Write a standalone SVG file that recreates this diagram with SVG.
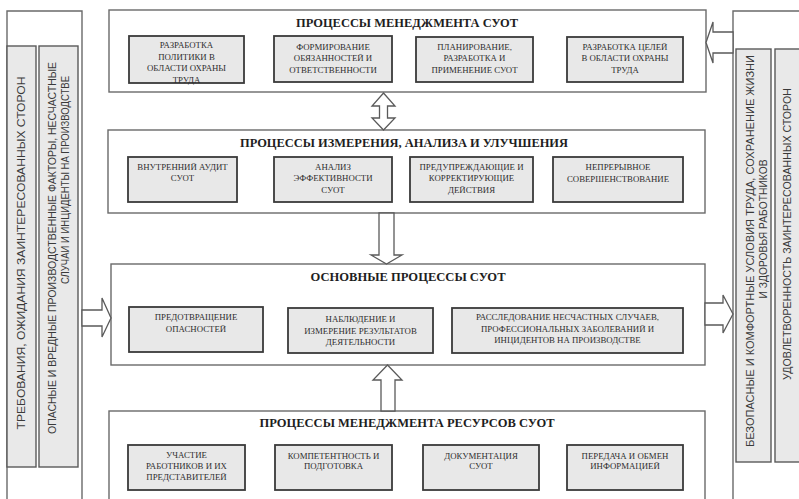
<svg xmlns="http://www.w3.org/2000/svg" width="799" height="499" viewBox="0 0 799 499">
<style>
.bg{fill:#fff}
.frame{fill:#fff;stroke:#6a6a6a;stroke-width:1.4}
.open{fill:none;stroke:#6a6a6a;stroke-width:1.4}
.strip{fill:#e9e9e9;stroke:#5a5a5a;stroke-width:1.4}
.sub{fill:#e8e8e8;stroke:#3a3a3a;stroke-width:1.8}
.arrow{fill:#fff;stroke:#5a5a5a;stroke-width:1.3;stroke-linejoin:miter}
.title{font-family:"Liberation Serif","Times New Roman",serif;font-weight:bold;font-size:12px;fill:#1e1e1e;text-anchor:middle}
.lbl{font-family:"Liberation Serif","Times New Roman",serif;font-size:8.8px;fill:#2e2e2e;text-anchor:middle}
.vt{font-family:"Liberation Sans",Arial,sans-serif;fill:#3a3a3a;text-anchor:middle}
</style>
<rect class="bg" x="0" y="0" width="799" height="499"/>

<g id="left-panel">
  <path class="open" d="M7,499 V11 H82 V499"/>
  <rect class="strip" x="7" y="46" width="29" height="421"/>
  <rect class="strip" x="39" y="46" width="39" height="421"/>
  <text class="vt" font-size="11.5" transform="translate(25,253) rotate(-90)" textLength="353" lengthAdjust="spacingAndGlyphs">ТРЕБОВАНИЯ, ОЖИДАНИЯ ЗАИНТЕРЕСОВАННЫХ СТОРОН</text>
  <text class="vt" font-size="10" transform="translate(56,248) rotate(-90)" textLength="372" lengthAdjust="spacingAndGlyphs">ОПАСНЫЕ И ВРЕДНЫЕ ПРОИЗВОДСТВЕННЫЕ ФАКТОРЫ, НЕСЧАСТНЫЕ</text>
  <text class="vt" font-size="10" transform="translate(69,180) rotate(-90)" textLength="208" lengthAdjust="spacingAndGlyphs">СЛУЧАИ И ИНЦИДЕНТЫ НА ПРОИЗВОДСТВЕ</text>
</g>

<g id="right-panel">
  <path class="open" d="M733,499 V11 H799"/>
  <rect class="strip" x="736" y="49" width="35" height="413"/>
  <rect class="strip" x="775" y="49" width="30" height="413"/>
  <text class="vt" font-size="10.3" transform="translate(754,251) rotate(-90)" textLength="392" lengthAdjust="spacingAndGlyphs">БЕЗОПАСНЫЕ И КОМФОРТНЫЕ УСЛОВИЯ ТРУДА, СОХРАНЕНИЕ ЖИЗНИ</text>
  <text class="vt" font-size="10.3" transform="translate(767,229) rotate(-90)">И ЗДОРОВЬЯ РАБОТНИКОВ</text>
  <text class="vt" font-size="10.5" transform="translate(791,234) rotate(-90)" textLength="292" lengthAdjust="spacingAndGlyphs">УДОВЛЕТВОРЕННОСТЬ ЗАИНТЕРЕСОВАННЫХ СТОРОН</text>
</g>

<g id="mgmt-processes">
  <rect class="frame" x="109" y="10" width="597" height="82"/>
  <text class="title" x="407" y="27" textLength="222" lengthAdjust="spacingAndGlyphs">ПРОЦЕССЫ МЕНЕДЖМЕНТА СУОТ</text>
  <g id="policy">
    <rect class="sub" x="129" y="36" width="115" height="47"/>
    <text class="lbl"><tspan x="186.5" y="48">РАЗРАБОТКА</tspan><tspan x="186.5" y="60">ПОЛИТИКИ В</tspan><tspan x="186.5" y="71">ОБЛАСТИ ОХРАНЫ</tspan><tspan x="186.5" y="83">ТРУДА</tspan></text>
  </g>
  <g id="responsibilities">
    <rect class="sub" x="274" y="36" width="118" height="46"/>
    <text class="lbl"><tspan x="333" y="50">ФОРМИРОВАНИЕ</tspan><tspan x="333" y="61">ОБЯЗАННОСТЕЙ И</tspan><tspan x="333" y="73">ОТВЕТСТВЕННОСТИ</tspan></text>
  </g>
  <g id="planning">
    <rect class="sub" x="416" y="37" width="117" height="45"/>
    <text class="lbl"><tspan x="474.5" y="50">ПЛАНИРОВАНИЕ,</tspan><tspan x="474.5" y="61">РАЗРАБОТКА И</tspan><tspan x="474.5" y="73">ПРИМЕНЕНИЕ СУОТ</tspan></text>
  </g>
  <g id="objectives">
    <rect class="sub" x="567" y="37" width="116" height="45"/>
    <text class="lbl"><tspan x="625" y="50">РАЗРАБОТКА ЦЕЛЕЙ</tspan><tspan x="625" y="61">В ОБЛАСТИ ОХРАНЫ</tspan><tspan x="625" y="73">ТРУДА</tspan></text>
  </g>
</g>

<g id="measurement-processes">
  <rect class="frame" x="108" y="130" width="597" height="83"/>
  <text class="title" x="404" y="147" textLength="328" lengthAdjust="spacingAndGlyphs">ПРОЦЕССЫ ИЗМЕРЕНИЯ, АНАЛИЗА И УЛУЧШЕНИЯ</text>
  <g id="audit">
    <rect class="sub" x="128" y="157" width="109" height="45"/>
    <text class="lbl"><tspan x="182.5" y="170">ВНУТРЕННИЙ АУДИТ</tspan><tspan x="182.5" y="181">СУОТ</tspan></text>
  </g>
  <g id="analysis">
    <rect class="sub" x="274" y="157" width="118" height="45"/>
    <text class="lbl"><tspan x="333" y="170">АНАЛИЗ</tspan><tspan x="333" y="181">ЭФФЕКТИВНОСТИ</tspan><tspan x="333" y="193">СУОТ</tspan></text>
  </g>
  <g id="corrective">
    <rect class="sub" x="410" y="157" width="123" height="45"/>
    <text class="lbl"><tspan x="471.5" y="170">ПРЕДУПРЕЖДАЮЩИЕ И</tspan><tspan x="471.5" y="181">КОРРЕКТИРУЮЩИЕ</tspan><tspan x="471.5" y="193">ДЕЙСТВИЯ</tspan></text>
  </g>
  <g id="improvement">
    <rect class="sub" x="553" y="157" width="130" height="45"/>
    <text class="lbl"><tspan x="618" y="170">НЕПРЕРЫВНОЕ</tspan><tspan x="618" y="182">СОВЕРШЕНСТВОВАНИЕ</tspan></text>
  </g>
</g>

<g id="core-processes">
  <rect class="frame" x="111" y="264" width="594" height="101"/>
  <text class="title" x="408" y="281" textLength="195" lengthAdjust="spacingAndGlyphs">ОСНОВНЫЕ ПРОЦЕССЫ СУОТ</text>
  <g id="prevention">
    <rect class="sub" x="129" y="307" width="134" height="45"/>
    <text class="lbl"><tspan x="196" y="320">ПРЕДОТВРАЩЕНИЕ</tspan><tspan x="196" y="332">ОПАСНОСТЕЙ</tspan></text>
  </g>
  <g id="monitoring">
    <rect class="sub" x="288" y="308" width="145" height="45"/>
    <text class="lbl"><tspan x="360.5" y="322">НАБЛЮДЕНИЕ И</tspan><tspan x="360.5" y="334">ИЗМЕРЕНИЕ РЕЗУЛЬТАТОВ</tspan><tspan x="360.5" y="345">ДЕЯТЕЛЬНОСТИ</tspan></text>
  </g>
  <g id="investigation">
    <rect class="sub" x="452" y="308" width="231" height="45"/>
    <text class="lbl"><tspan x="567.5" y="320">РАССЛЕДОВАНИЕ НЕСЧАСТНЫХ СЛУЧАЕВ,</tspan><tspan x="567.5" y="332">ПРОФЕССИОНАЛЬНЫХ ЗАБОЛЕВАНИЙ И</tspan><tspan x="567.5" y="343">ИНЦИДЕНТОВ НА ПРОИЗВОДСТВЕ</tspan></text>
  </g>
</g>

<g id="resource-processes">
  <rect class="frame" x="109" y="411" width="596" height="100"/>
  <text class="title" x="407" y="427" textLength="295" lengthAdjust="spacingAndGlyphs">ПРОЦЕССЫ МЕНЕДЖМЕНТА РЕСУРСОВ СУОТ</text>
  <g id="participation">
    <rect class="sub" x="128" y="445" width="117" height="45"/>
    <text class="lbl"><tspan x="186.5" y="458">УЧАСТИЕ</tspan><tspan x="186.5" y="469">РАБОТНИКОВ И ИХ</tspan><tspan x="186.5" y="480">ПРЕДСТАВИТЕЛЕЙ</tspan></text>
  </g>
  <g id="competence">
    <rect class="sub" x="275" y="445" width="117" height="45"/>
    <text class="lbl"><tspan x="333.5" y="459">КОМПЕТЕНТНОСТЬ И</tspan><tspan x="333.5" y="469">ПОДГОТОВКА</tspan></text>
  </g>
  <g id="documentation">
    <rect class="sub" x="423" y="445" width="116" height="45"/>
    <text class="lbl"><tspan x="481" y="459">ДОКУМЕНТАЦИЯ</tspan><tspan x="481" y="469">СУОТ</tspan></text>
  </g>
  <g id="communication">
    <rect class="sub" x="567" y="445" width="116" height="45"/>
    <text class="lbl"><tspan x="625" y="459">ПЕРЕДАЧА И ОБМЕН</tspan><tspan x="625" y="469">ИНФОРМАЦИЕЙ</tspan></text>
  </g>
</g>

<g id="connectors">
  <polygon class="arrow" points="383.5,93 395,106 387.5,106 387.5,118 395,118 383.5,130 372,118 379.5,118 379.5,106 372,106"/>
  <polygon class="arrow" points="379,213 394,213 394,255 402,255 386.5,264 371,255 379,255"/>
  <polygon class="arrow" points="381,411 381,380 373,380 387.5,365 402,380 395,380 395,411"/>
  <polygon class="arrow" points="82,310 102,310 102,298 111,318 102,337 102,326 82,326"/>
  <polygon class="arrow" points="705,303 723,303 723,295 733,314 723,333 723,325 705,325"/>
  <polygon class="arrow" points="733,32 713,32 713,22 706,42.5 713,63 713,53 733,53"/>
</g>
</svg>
════
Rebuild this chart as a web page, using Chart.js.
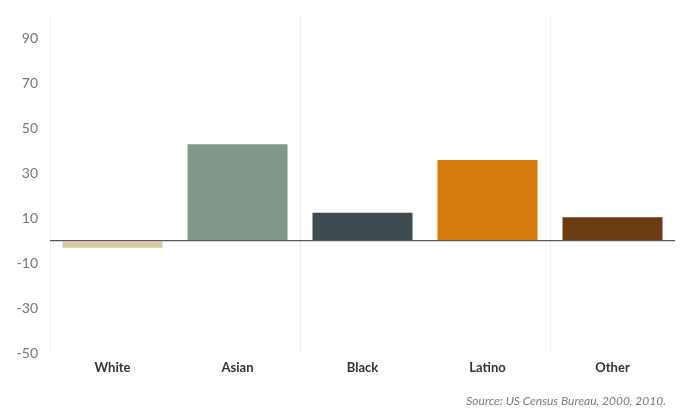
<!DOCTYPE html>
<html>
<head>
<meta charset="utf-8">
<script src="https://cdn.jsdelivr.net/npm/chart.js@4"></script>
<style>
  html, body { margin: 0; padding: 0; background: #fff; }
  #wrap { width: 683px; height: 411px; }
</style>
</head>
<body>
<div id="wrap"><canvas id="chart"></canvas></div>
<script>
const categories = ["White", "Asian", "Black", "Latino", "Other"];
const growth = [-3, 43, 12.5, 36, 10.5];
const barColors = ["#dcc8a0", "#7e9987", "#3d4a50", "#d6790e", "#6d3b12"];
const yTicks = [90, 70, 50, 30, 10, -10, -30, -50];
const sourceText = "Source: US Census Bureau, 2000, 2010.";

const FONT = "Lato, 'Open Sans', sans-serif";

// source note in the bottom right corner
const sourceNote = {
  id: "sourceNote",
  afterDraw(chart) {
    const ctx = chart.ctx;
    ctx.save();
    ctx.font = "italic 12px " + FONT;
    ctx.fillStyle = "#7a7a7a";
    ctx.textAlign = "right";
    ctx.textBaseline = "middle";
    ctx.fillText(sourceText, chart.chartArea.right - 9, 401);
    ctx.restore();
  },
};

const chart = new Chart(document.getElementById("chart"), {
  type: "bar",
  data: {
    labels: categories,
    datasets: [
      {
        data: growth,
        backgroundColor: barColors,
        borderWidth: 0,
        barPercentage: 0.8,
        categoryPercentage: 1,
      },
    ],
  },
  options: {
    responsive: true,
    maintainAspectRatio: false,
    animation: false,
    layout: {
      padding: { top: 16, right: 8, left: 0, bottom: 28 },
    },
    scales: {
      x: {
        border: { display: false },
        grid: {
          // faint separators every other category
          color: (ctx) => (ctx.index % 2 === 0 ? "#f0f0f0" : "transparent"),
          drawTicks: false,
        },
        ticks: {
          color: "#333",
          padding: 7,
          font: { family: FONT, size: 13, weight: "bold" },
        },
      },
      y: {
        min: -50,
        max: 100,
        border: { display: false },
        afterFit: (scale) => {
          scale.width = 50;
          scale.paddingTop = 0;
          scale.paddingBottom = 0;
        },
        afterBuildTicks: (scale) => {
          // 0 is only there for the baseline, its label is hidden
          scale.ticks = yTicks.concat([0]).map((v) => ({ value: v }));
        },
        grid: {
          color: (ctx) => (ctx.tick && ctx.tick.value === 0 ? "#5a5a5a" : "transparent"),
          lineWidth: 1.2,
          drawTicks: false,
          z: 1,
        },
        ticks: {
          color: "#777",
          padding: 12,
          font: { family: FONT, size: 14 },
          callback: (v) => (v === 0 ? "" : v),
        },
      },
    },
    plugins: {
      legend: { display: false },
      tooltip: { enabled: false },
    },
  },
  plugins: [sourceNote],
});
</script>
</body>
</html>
════
## Aim of the exercise
Select the lines that carry the string "this" and copy them.

## Right answer
Write a standalone SVG file that recreates this diagram with SVG.
Rebuild this chart as a web page, using Chart.js.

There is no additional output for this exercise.